Un allégement fiscal pour les entreprises dans le budget 2022 pourrait s’avérer peu pratique pour certains, étant donné l’impôt sur les revenus de placement passifs.
Le gouvernement fédéral a proposé d’augmenter le niveau de capital imposable à partir duquel une entreprise peut encore bénéficier du taux d’imposition des petites entreprises (un taux fédéral de 9 % sur la première tranche de 500 000 $ de revenu imposable, contre un taux fédéral général de 15 % pour les sociétés).
Actuellement, l’accès au taux d’imposition des petites entreprises est réduit proportionnellement lorsque le capital imposable d’une entreprise se situe entre 10 et 15 millions de dollars (M$). L’accès au taux applicable aux petites entreprises cesse complètement lorsque le capital imposable est de 15 M$ ou plus.
Le budget proposait d’éliminer l’accès de façon plus progressive, l’accès étant complètement éliminé lorsque le capital imposable atteint 50 M$.
La mesure s’appliquerait aux années d’imposition qui commencent le jour du budget ou après. Le gouvernement estime que les entreprises économiseraient environ 660 M$ en impôts entre 2022 et 2027 pour réinvestir et créer des emplois.
Les entreprises à forte intensité de capital ne sont souvent pas admissibles au taux applicable aux petites entreprises, rapporte Keith MacIntyre, associé chez Grant Thornton LLP à Halifax. Avec cette proposition, le gouvernement fédéral « accorde un allègement » à ces entreprises, comme un concessionnaire automobile ou une société immobilière.
Cependant, pour ces entreprises, « ce qui est vraiment négatif ici […], c’est que vous devrez avoir des réserves de trésorerie afin d’économiser pour une expansion future », ajoute Keith MacIntyre.

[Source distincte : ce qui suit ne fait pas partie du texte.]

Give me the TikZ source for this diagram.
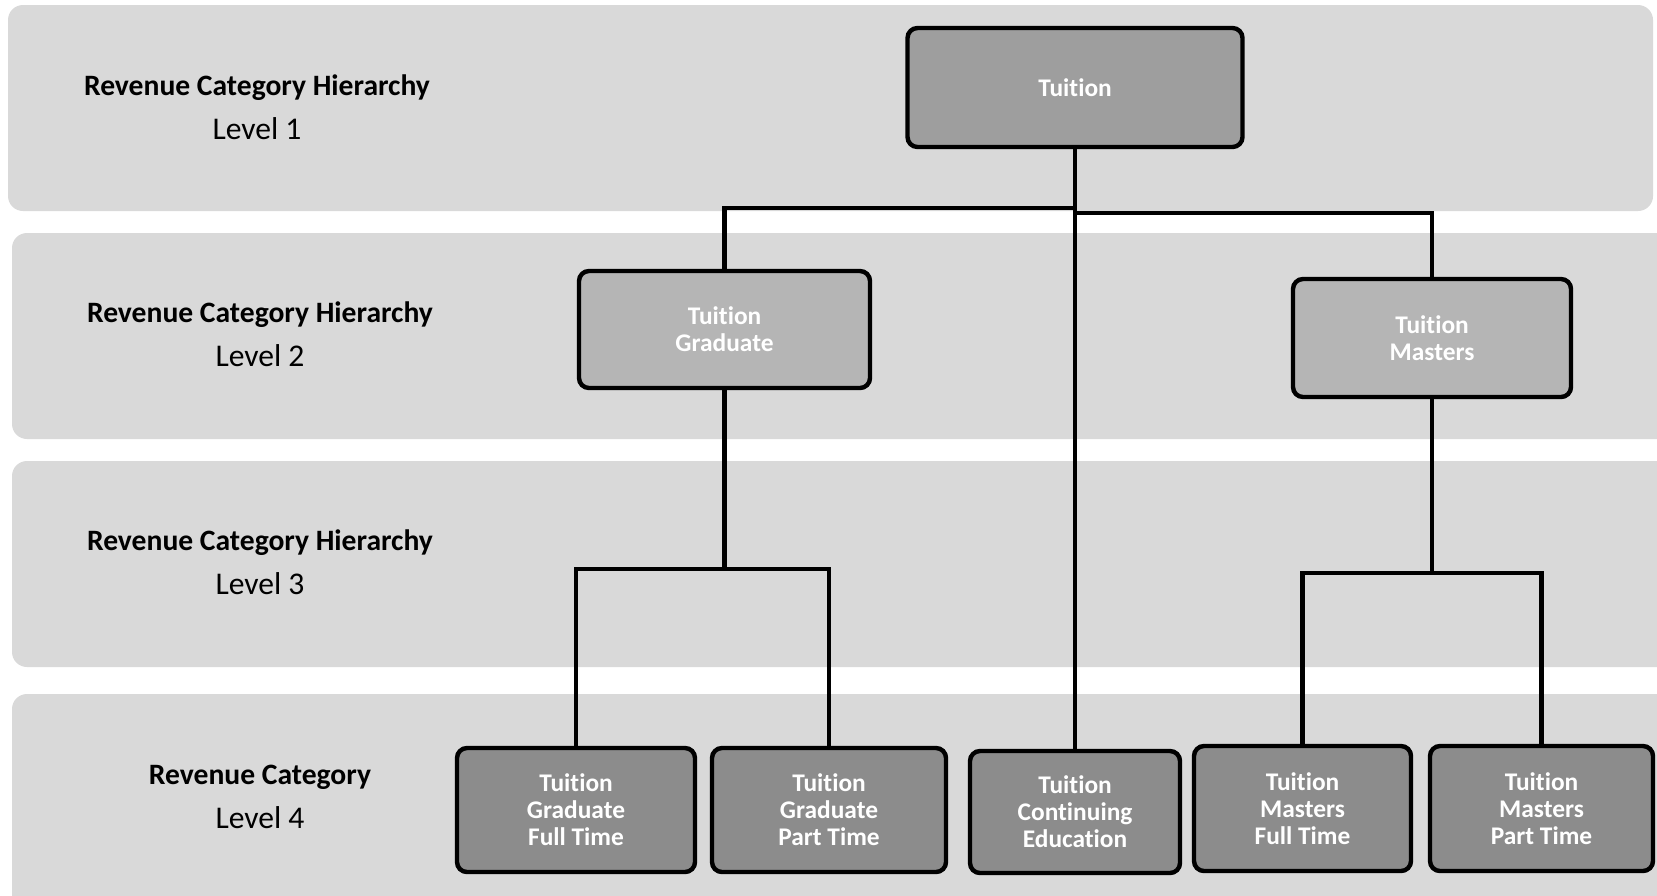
\documentclass[tikz,border=0pt]{standalone}
\usepackage{fontspec}
\setmainfont{Carlito}[Ligatures=NoCommon]
\usetikzlibrary{positioning}

\definecolor{bandgray}{RGB}{217,217,217}
\definecolor{topgray}{RGB}{158,158,158}
\definecolor{midgray}{RGB}{181,181,181}
\definecolor{leafgray}{RGB}{140,140,140}

\tikzset{
  band/.style={fill=bandgray, draw=none, rounded corners=7.5pt},
  catbox/.style={draw=black, line width=2.2pt, rounded corners=5pt, text=white,
    font=\bfseries\fontsize{12.7}{13.5}\selectfont, align=center, inner sep=0pt},
  link/.style={line width=2.3pt},
  levellabel/.style={align=center, font=\fontsize{15.8}{17}\selectfont}
}
\newcommand{\levelhead}[1]{{\bfseries\fontsize{14.8}{17}\selectfont #1}}

\begin{document}
\begin{tikzpicture}[x=0.5pt,y=0.5pt,yscale=-1,xscale=1]
\useasboundingbox (0,0) rectangle (1657,895);
\clip (0,0) rectangle (1657,895);

%Shape: Bands
\fill[band] (8,5) rectangle (1653,211);
\fill[band] (12,233) rectangle (1675,439);
\fill[band] (12,461) rectangle (1675,667);
\fill[band] (12,694) rectangle (1675,915);

% Text Node
\node[levellabel] (lvl1) at (257,107) {\levelhead{Revenue Category Hierarchy}\\[5pt]Level 1};
% Text Node
\node[levellabel] (lvl2) at (260,334) {\levelhead{Revenue Category Hierarchy}\\[5pt]Level 2};
% Text Node
\node[levellabel] (lvl3) at (260,562) {\levelhead{Revenue Category Hierarchy}\\[5pt]Level 3};
% Text Node
\node[levellabel] (lvl4) at (260,797) {\levelhead{Revenue Category}\\[5pt]Level 4};

%Shape: Boxes
\node[catbox, fill=topgray, minimum width=167.5pt, minimum height=59.5pt] (tuition) at (1075,87.5) {Tuition};
\node[catbox, fill=midgray, minimum width=145.5pt, minimum height=58.5pt] (grad) at (724.5,329.5) {Tuition\\Graduate};
\node[catbox, fill=midgray, minimum width=139pt, minimum height=59pt] (masters) at (1432,338) {Tuition\\Masters};
\node[catbox, fill=leafgray, minimum width=119pt, minimum height=62pt] (gradft) at (576,810) {Tuition\\Graduate\\Full Time};
\node[catbox, fill=leafgray, minimum width=117pt, minimum height=62pt] (gradpt) at (829,810) {Tuition\\Graduate\\Part Time};
\node[catbox, fill=leafgray, minimum width=105pt, minimum height=61pt] (contedu) at (1075,812) {Tuition\\Continuing\\Education};
\node[catbox, fill=leafgray, minimum width=108.5pt, minimum height=62.5pt] (mastft) at (1302.5,808.5) {Tuition\\Masters\\Full Time};
\node[catbox, fill=leafgray, minimum width=111.5pt, minimum height=62.5pt] (mastpt) at (1541.5,808.5) {Tuition\\Masters\\Part Time};

%Straight Lines
\coordinate (splitl) at (1075,208);
\coordinate (splitr) at (1075,213);
\coordinate (gradjoin) at (724.5,569);
\coordinate (mastjoin) at (1432,573);

\draw[link] (tuition.south) -- (contedu.north);
\draw[link] (splitl) -| (grad.north);
\draw[link] (splitr) -| (masters.north);
\draw[link] (grad.south) -- (gradjoin);
\draw[link] (gradft.north) |- (gradjoin) -| (gradpt.north);
\draw[link] (masters.south) -- (mastjoin);
\draw[link] (mastft.north) |- (mastjoin) -| (mastpt.north);

\end{tikzpicture}
\end{document}
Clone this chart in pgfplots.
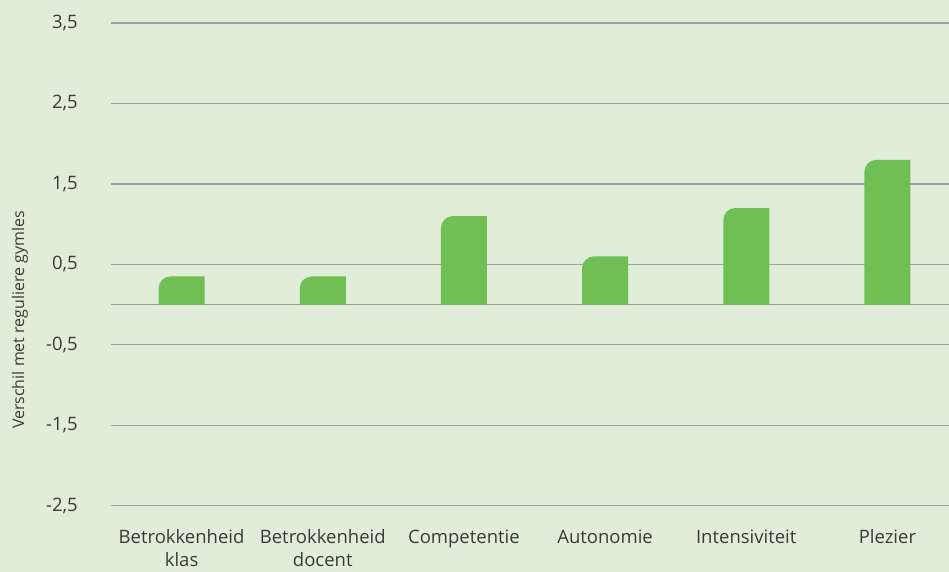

Les règles relatives aux revenus passifs empêchent cela : le plafond de la déduction pour les petites entreprises commence à être réduit lorsque les revenus d’investissement dépassent 50 000 dollars et atteint zéro à 150 000 dollars.
Ce seuil empêche une entreprise de constituer des réserves de liquidités pour verser, par exemple, un acompte sur un immeuble d’un million de dollars dont elle a besoin pour ses activités.
« Le fait que les règles sur les revenus passifs n’aient pas été ajustées en même temps pourrait rendre [cette nouvelle règle] très peu importante pour un grand nombre d’entreprises à forte intensité de capital qui épargnent prudemment », constate Keith MacIntyre.
La Fédération canadienne de l’entreprise indépendante (FCEI) a néanmoins salué la proposition. « Nous félicitons le gouvernement d’avoir accepté la recommandation de longue date de la FCEI de relever ce seuil à 50 M$, ce qui encourage davantage de petites entreprises à devenir des moyennes entreprises », a déclaré le président de la FCEI, Dave Kelly, dans un communiqué.
Un autre élément du budget lié aux revenus passifs est la répression de l’utilisation de sociétés étrangères pour éviter de payer l’impôt sur les revenus passifs.
« Certaines personnes manipulent le statut de société privée sous contrôle canadien (SPCC) de leur société pour éviter de payer l’impôt supplémentaire remboursable sur le revenu des sociétés qu’elles paieraient autrement sur le revenu de placement gagné dans leur société », selon le budget.
Par exemple, pour ne plus être considérée comme une SPCC, une société pourrait déménager dans une juridiction étrangère à faible taux d’imposition, utiliser une société fictive étrangère ou transférer des portefeuilles passifs dans une société étrangère, selon le budget.
Keith MacIntyre donne l’exemple d’une entreprise constituée en société dans les îles Vierges britanniques ou dans une autre juridiction étrangère afin d’éviter le statut de SPCC et ainsi, l’impôt sur un gain en capital important lorsque vous vendez vos actions.
« Vous pourriez réduire de près de moitié vos impôts sur cette vente, selon lui. (En Nouvelle-Écosse, par exemple, les SPCC sont imposées à un taux combiné de près de 53 % sur le revenu de placement, contre 29 % pour une société générale). C’est un jeu d’arbitrage. »
Bien que le gouvernement fédéral ait tenté de contester ce type de planification devant les tribunaux, il envisage maintenant de légiférer, constate-t-il.
Le gouvernement propose de modifier la Loi de l’impôt sur le revenu afin que, pour les années d’imposition se terminant le jour du budget ou après, les revenus de placement gagnés et distribués par des sociétés privées qui sont, en substance, des SPCC soient assujettis à la même imposition que les revenus de placement gagnés et distribués par des SPCC.
« Il s’agit d’une planification prudente » de la part du gouvernement, car ce type d’évitement est répandu, confirme Keith MacIntyre.
La mesure augmenterait les revenus fédéraux de 4,2 milliards de dollars sur cinq ans à partir de 2022-23, selon le budget.